Sorry, no great advice..
Post # 4
Unfortunately, there is no graceful way for her to get out of this one. Its pretty much been made clear to her (because she has been trying to get out of this duty) that she either does all this (and stays only slightly accepted) or is completely ostracized. CRAZY!
I know its not my business, but seeing that I was childhood friends with the bride and know all these people I want to give them a piece of my mind. I won’t of course, but holy cow. The other crazy thing is that family member shouldn’t be throwing the party anyway!
Post # 5
In my family, it is tradition to have the family help pay for different aspects of the wedding, we have "sponsors" or "padrinos" who will sponsor an item, or sponsor part of an item, like the officiant or centerpeices. However, the amount of money is never demanded and the family can give whatever amount they would like.

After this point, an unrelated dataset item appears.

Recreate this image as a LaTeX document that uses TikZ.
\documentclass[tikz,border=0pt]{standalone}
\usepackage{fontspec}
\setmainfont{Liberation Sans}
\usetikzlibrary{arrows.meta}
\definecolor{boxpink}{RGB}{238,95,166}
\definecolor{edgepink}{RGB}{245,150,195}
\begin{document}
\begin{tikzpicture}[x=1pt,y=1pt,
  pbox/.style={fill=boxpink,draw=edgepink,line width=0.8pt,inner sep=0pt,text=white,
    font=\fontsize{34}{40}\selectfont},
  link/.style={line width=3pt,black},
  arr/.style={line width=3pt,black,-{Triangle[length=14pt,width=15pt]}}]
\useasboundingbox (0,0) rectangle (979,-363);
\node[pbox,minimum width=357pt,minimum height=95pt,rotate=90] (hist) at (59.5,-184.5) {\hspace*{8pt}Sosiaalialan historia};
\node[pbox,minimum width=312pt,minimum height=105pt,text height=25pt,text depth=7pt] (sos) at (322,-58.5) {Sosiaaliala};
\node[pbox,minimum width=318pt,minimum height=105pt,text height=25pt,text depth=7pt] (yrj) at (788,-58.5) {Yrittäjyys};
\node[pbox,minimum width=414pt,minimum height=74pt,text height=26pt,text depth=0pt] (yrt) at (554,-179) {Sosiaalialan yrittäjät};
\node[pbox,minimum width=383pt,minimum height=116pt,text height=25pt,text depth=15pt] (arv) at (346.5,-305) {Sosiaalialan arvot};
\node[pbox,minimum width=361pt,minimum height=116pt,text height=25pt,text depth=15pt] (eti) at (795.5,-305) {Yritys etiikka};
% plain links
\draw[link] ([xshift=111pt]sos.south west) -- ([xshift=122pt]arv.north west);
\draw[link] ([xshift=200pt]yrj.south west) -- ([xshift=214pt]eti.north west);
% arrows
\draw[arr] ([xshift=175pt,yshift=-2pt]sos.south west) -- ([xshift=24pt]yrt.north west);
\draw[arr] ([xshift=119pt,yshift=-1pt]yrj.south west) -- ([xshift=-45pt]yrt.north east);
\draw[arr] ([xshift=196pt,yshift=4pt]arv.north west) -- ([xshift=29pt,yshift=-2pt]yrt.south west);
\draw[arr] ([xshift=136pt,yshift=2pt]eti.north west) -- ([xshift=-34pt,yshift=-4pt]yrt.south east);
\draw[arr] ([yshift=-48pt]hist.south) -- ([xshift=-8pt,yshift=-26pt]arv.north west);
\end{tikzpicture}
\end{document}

My family has done this for years, its part of our Mexican tradition. BUT, since my FI’s family is not familar with this tradition we arn’t asking them to be a part of this because we don’t want anyone to feel awkward.

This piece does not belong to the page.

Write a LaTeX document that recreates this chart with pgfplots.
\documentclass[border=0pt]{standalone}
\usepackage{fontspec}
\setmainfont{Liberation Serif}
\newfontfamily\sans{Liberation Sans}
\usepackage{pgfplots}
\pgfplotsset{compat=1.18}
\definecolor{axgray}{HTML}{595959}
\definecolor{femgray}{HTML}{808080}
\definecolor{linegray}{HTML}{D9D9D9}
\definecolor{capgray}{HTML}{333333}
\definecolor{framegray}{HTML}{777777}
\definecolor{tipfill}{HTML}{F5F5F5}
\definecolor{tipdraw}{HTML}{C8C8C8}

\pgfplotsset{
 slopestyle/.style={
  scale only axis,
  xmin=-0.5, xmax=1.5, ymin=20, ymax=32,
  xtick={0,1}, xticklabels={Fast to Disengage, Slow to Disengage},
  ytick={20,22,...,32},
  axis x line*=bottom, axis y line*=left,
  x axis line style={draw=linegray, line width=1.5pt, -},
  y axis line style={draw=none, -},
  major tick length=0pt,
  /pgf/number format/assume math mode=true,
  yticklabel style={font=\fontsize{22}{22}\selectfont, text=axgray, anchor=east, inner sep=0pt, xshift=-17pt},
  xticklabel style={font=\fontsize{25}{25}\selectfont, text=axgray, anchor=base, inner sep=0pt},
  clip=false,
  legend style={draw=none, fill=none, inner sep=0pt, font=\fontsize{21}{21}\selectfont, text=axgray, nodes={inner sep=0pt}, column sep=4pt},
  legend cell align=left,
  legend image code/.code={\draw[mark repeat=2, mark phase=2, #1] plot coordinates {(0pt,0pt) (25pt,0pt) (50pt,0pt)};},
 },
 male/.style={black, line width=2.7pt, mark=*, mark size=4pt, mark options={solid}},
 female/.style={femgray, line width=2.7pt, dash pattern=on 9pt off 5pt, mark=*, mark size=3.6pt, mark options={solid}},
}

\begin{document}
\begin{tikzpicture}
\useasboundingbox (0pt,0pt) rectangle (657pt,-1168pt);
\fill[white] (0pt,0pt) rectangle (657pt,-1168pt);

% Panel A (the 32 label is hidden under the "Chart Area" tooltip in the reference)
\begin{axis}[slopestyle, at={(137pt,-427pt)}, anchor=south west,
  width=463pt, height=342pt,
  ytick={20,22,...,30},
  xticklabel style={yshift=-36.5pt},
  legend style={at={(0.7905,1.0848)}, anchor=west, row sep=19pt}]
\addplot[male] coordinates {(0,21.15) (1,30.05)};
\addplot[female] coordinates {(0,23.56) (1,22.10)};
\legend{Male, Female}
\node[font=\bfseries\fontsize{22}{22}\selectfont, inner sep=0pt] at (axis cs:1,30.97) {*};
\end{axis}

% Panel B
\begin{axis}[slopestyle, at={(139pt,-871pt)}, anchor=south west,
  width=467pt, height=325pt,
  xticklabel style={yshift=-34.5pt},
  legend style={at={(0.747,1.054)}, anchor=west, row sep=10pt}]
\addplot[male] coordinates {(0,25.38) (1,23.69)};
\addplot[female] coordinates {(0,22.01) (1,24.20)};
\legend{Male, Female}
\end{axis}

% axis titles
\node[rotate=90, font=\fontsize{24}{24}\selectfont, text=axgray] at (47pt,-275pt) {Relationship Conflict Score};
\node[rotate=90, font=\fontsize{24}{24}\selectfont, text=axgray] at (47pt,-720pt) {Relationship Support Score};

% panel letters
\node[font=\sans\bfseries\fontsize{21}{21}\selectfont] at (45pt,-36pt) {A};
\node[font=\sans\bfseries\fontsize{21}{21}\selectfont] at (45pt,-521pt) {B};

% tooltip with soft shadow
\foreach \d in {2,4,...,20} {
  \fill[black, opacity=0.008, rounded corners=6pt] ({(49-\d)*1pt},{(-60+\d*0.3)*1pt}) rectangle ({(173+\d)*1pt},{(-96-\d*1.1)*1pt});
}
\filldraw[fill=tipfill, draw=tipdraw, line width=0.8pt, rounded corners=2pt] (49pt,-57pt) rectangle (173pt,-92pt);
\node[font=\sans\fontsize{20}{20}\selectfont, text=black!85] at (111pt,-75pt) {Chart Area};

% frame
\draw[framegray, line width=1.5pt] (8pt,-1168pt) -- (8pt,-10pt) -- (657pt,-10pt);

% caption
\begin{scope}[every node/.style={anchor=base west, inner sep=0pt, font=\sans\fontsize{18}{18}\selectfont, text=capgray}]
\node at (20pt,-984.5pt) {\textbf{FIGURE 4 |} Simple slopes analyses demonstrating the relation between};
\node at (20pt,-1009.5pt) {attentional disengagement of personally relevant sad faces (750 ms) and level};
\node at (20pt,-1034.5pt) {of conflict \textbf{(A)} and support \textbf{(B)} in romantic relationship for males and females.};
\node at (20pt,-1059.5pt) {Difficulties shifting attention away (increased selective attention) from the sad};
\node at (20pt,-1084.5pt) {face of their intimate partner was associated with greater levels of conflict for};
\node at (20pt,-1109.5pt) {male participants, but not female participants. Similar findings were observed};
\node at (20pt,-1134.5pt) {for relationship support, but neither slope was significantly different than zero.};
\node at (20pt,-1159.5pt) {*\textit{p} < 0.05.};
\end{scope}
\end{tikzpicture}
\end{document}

Has your mother’s family had these committees before? I think its odd to demand money or just up and create a "tradition."
Post # 6
Well in his family they do this all the time. She actually gets calls from her MIL pretty much demanding money for so and sos baby shower, graduation, ect. The things is that my mom and stepdad are TOLD to how much and when. She never hears from many of these people unless its something like this (oh we need money for a shower). She thinks its in poor taste all around but the icing on the cake is that they never include them. That is to say, when my little brother was born, no shower. On her birthday her MIL called to say she wasn’t going to get her a present, instead she would use that money to send to someone else (for their event) in my mom’s name!

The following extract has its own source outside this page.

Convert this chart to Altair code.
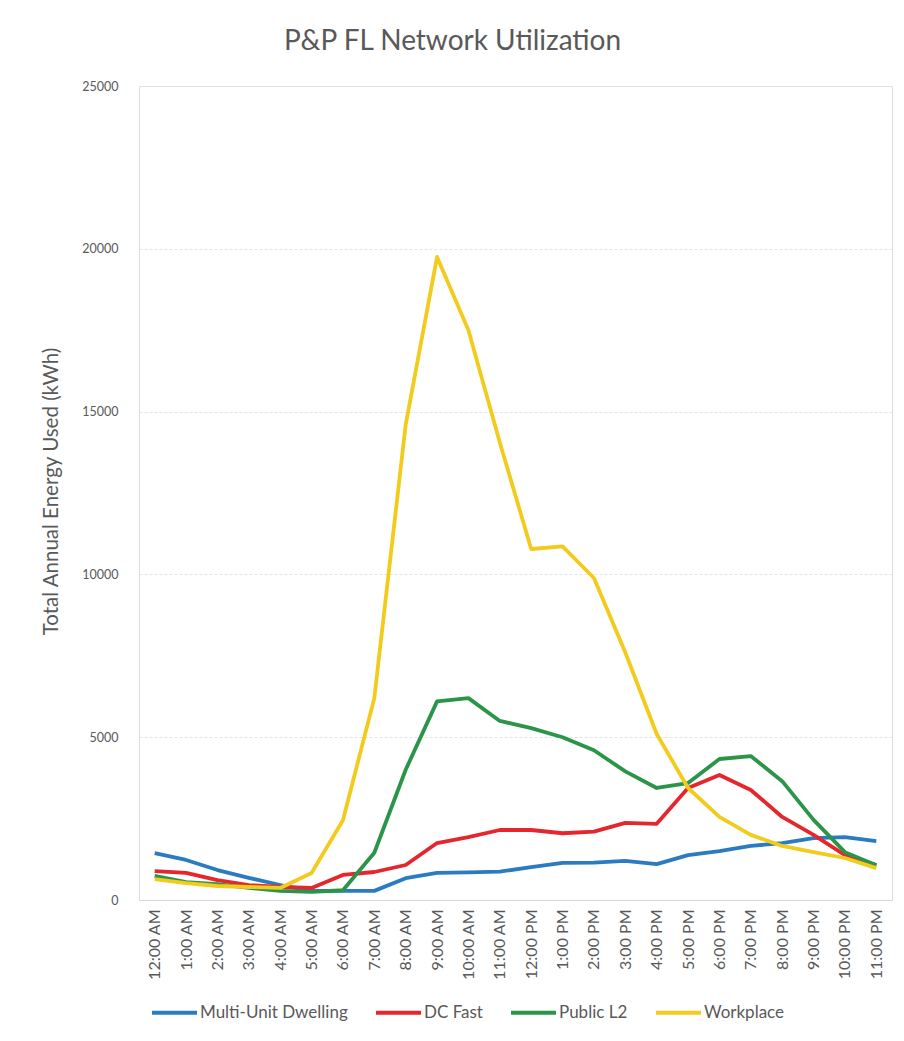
import altair as alt
import pandas as pd

hours = ["12:00 AM", "1:00 AM", "2:00 AM", "3:00 AM", "4:00 AM", "5:00 AM",
         "6:00 AM", "7:00 AM", "8:00 AM", "9:00 AM", "10:00 AM", "11:00 AM",
         "12:00 PM", "1:00 PM", "2:00 PM", "3:00 PM", "4:00 PM", "5:00 PM",
         "6:00 PM", "7:00 PM", "8:00 PM", "9:00 PM", "10:00 PM", "11:00 PM"]

series_names = ["Multi-Unit Dwelling", "DC Fast", "Public L2", "Workplace"]
series_colors = ["#2b7bc1", "#e5262d", "#2a9548", "#f2cb1d"]

multi_unit = [1440, 1230, 920, 680, 460, 280, 280, 280, 670, 830, 850, 870,
              1010, 1140, 1150, 1200, 1100, 1380, 1500, 1660, 1750, 1900, 1930, 1810]
dc_fast = [890, 830, 610, 460, 400, 370, 770, 860, 1075, 1750, 1930, 2150,
           2150, 2050, 2100, 2370, 2340, 3440, 3840, 3380, 2550, 2000, 1380, 1070]
public_l2 = [740, 550, 490, 370, 280, 250, 300, 1450, 4000, 6100, 6200, 5500,
             5280, 5000, 4600, 3950, 3440, 3590, 4330, 4420, 3650, 2460, 1470, 1070]
workplace = [640, 520, 430, 400, 370, 830, 2450, 6200, 14600, 19750, 17500, 14050,
             10780, 10860, 9890, 7600, 5100, 3440, 2550, 2000, 1660, 1470, 1290, 980]

y_ticks = [0, 5000, 10000, 15000, 20000, 25000]

rows = []
for name, vals in zip(series_names, [multi_unit, dc_fast, public_l2, workplace]):
    for h, v in zip(hours, vals):
        rows.append({"hour": h, "series": name, "kwh": v})
df = pd.DataFrame(rows)

FONT = "Lato"
TXT = "#595959"

chart = alt.Chart(df).mark_line(strokeWidth=3.8, strokeJoin="round").encode(
    x=alt.X("hour:N", sort=hours,
            scale=alt.Scale(type="point", padding=0.5),
            axis=alt.Axis(title=None, labelAngle=270, labelAlign="right",
                          labelBaseline="middle", labelPadding=9, ticks=False,
                          domainColor="#d9d9d9", labelFont=FONT, labelFontSize=16,
                          labelColor=TXT, grid=False)),
    y=alt.Y("kwh:Q", scale=alt.Scale(domain=[0, 25000], nice=False),
            axis=alt.Axis(title="Total Annual Energy Used (kWh)", values=y_ticks,
                          format="d", ticks=False, domain=False, labelPadding=21,
                          labelFont=FONT, labelFontSize=12.5, labelColor=TXT,
                          gridColor="#e3e3e3", gridDash=[3, 2], gridWidth=1,
                          titleFont=FONT, titleFontSize=20.5, titleFontWeight="normal",
                          titleColor=TXT, titleAngle=270, titleX=-88, titleY=405,
                          titleAlign="center", titleBaseline="middle")),
    color=alt.Color("series:N", sort=series_names,
                    scale=alt.Scale(domain=series_names, range=series_colors),
                    legend=alt.Legend(title=None, orient="none", direction="horizontal",
                                      legendX=11, legendY=902,
                                      symbolType="stroke", symbolSize=2025,
                                      symbolStrokeWidth=4, labelOffset=1,
                                      columnPadding=20, labelFont=FONT,
                                      labelFontSize=17, labelColor=TXT)),
).properties(
    width=753,
    height=814,
    title=alt.TitleParams("P&P FL Network Utilization", font=FONT, fontSize=28,
                          fontWeight="normal", color=TXT, anchor="middle",
                          offset=24, dx=-63),
    padding={"left": 139, "top": 86, "right": 12, "bottom": 141},
    autosize=alt.AutoSizeParams(type="none"),
).configure_view(stroke=None, strokeWidth=0).configure_axisX(grid=False).configure(background="white")

chart.save("out.html", embed_options={"renderer": "svg", "actions": False})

So while this is not new, its still not tradition really.
Post # 7
This is exactly why family members should not throw showers. They may as well be wearing a black and white horizontal striped shirt, a black eye mask and holding a large sack with a big dollar sign on it. Showers are about people who WANT to give the bride and groom a gift, not for people faking nervous smiles with a gun pointed to their backs by the brides family.
Why is it so important for your mom not to be ‘ostracized’ by the family? Will they really have a bouncer at Xmas not letting her in? If I were her I would feel good about bowing out of this one.
Post # 8
Hmmm with a family like that I think I’d be choosing ostracisation, to be honest! My wedding is going to cost people money. We are having it 2 hours away from where most of the guests live (and further away from the rest of them!) , in a resort that is fairly expensive to stay in, with a ‘cocktail’ dress code. I don’t want people to feel pressured by it though – there are accommodation options close by that aren’t so expensive, I certainly wouldn’t want anyone to feel like they must buy new clothes, and if we get a bunch of cards and no presents I won’t blink an eye. We’re paying for our bridal party’s clothes and a big chunk of their accommodation costs too. I think it’s all about your attitude and how you approach things – so far everyone is really excited about going somewhere different for a wedding, so I haven’t felt too guilty!
Post # 9
That’s a bit much, guests are just that, guests, they are not expected to contribute anything. It’s rude for people to ask. My guests will have fun and be treated well, and hopefully they will be generous with there wedding presents. As far as demanding them to shell out cash for specific things, is absolutly ridiculous. The only people who should be spending money on the wedding other than me, is my bridal party. That being said, they choose to enter that position when I asked them. So they knew there would be some costs associated with them being in the bridal party.